July 27th, 2021

Cantor Center For The Arts

Cantor Center For The Arts


Here are some pics from a visit to the second-floor exhibits at the newly-reopened Cantor Center For The Arts on the Stanford campus on Sunday.


This is "Viktoria," a cast bronze horse by sculptor Deborah Butterfield.





These books are a small part of a sprawling piece about immigration called "The American Library" by British artist Yinka Shonibare.





A couple of interesting architectural details from the upper floors.







"Chinatown Dragon" by Martin Wong is a recent acquisition by the museum.
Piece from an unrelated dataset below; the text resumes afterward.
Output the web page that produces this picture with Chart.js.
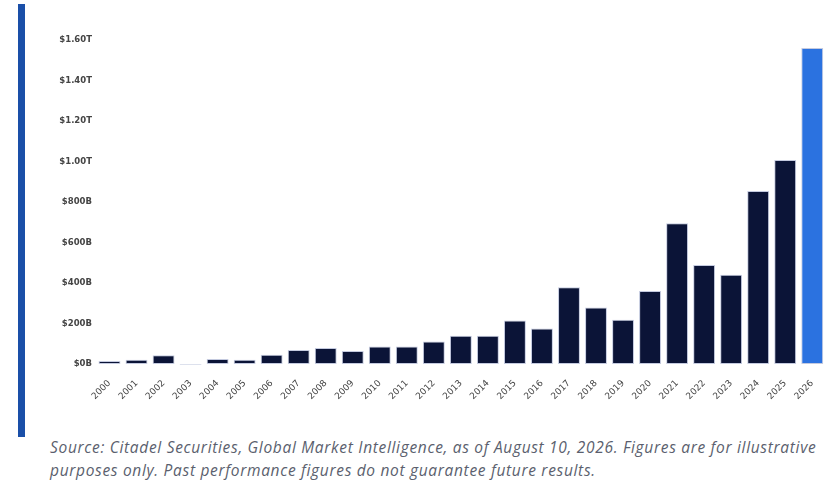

This detail from a 15th-Century "Adoration Of The Holy Child" triptych shows that even the angels sometimes need reminders of the words and music when singing hymns of praise.





This screenprint is "Kwa-Gulth Thunderbird Man" by Canadian First Nations artist Tony Hunt Sr.





This child in a detail from the late-19th-Century painting "The Accident" by Willem Geets seems to be calling "Hey You!" directly to viewers.





This is "Madonna In Glory" (1670) by Carlo Dolci.  Interestingly, the museum maintains that historical religious paintings set the stage for contemporary portraiture, our imagery of business, entertainment and sports heroes being derived from Christian images of saints.





"Pink And White Over Red," by Mark Rothko, never not bold.





I like the angularity of this one, "Hoboken" by abstract expressionist Franz Kline.  The museum maintains that abstractionism was a means to represent the world and complex human experiences after WW II.